What is required:
Write out the listing, please, but only from its first line through the line containing "30, 35, 40];", exactly as given and without pictures.

-*-

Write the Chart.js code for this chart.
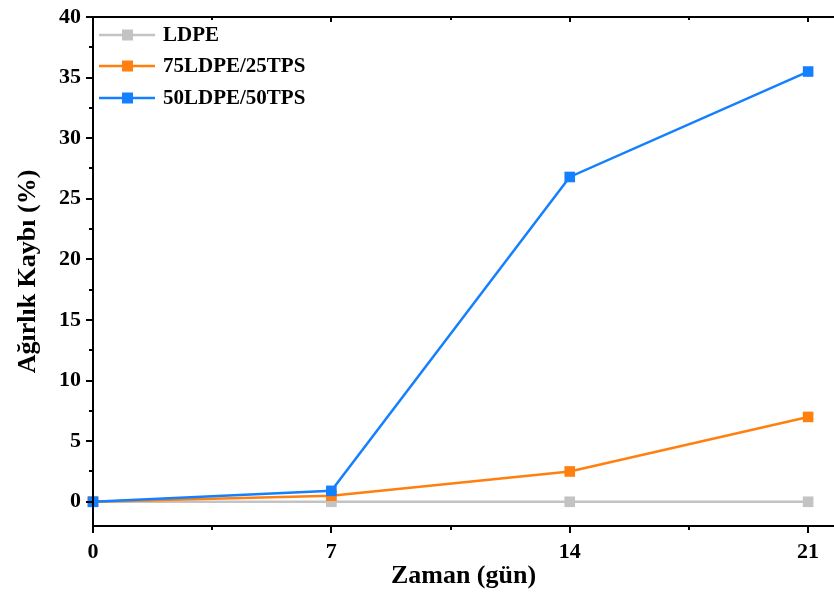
<!DOCTYPE html>
<html>
<head>
<meta charset="utf-8">
<script src="https://cdn.jsdelivr.net/npm/chart.js@4.4.1/dist/chart.umd.min.js"></script>
<style>
  html, body { margin: 0; padding: 0; background: #fff; overflow: hidden; }
</style>
</head>
<body>
<canvas id="myChart" width="834" height="592"></canvas>
<script>
// data
const days = [0, 7, 14, 21];
const ldpe = [0, 0, 0, 0];
const ldpe75 = [0, 0.5, 2.5, 7.0];
const ldpe50 = [0, 0.9, 26.8, 35.5];
const xTicks = [0, 7, 14, 21];
const yTicks = [0, 5, 10, 15, 20, 25, 30, 35, 40];

const seriesNames = ['LDPE', '75LDPE/25TPS', '50LDPE/50TPS'];
const seriesColors = ['#c3c3c3', '#ff7f0f', '#1480ff'];
const serif = '"Liberation Serif", "Times New Roman", serif';

function toPoints(vals) {
    return days.map((d, i) => ({ x: d, y: vals[i] }));
}

function makeSet(idx, vals, order) {
    return {
        label: seriesNames[idx],
        data: toPoints(vals),
        borderColor: seriesColors[idx],
        backgroundColor: seriesColors[idx],
        borderWidth: 2.5,
        pointStyle: 'rect',
        pointRadius: 7.5,
        pointHoverRadius: 7.5,
        pointBorderWidth: 0,
        tension: 0,
        clip: false,
        order: order
    };
}

// axes frame, ticks and legend drawn by hand
const framePlugin = {
    id: 'frame',
    afterDraw(chart) {
        const c = chart.ctx;
        const a = chart.chartArea;
        const xs = chart.scales.x, ys = chart.scales.y;
        c.save();
        c.strokeStyle = '#000';
        c.lineWidth = 2;
        c.beginPath();
        c.moveTo(a.left, a.top); c.lineTo(a.left, a.bottom);
        c.moveTo(a.left - 1, a.bottom); c.lineTo(a.right, a.bottom);
        c.moveTo(a.left - 1, a.top); c.lineTo(a.right, a.top);
        c.stroke();

        c.beginPath();
        for (let v = 0; v <= 21; v += 3.5) {
            const px = Math.round(xs.getPixelForValue(v));
            const major = v % 7 === 0;
            c.moveTo(px, a.bottom); c.lineTo(px, a.bottom + (major ? 7 : 4));
            c.moveTo(px, a.top); c.lineTo(px, a.top + (major ? 5 : 3));
        }
        for (let v = 0; v <= 40; v += 2.5) {
            const py = Math.round(ys.getPixelForValue(v));
            const major = v % 5 === 0;
            c.moveTo(a.left, py); c.lineTo(a.left - (major ? 7 : 4), py);
        }
        c.stroke();

        // legend
        c.font = 'bold 21px ' + serif;
        c.textBaseline = 'middle';
        const rows = [35, 66, 98];
        seriesNames.forEach((name, i) => {
            const y = rows[i];
            c.strokeStyle = seriesColors[i];
            c.lineWidth = 2.5;
            c.beginPath();
            c.moveTo(99, y); c.lineTo(155, y);
            c.stroke();
            c.fillStyle = seriesColors[i];
            c.fillRect(122, y - 5.5, 11, 11);
            c.fillStyle = '#000';
            c.fillText(name, 163, y + 1);
        });
        c.restore();
    }
};

const ctx = document.getElementById('myChart').getContext('2d');
const myChart = new Chart(ctx, {
    type: 'line',
    data: {
        datasets: [
            makeSet(0, ldpe, 3),
            makeSet(1, ldpe75, 2),
            makeSet(2, ldpe50, 1)
        ]
    },
    options: {
        responsive: false,
        animation: false,
        layout: { autoPadding: false, padding: { top: 17, right: 0, left: 0, bottom: 0 } },
        plugins: {
            legend: { display: false },
            tooltip: { enabled: false }
        },
        scales: {
            x: {
                type: 'linear',
                min: 0,
                max: 21.76,
                afterBuildTicks: s => { s.ticks = xTicks.map(v => ({ value: v })); },
                afterFit: s => { s.height = 66; s.paddingLeft = 0; s.paddingRight = 0; },
                grid: { display: false },
                border: { display: false },
                ticks: {
                    color: '#000',
                    padding: 5,
                    maxRotation: 0,
                    font: { family: serif, size: 22, weight: 'bold' }
                },
                title: {
                    display: true,
                    text: 'Zaman (gün)',
                    color: '#000',
                    padding: { top: 3, bottom: 0 },
                    font: { family: serif, size: 26, weight: 'bold' }
                }
            },
            y: {
                min: -2,
                max: 40,
                afterBuildTicks: s => { s.ticks = yTicks.map(v => ({ value: v })); },
                afterFit: s => { s.width = 93; s.paddingTop = 0; s.paddingBottom = 0; },
                grid: { display: false },
                border: { display: false },
                ticks: {
                    color: '#000',
                    padding: 4,
                    font: { family: serif, size: 22, weight: 'bold' }
                },
                title: {
                    display: true,
                    text: 'Ağırlık Kaybı (%)',
                    color: '#000',
                    padding: { top: 13, bottom: 0 },
                    font: { family: serif, size: 26, weight: 'bold' }
                }
            }
        }
    },
    plugins: [framePlugin]
});
</script>
</body>
</html>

-*-

Expected output:
Write the Chart.js code for this chart.
<!DOCTYPE html>
<html>
<head>
<meta charset="utf-8">
<script src="https://cdn.jsdelivr.net/npm/chart.js@4.4.1/dist/chart.umd.min.js"></script>
<style>
  html, body { margin: 0; padding: 0; background: #fff; overflow: hidden; }
</style>
</head>
<body>
<canvas id="myChart" width="834" height="592"></canvas>
<script>
// data
const days = [0, 7, 14, 21];
const ldpe = [0, 0, 0, 0];
const ldpe75 = [0, 0.5, 2.5, 7.0];
const ldpe50 = [0, 0.9, 26.8, 35.5];
const xTicks = [0, 7, 14, 21];
const yTicks = [0, 5, 10, 15, 20, 25, 30, 35, 40];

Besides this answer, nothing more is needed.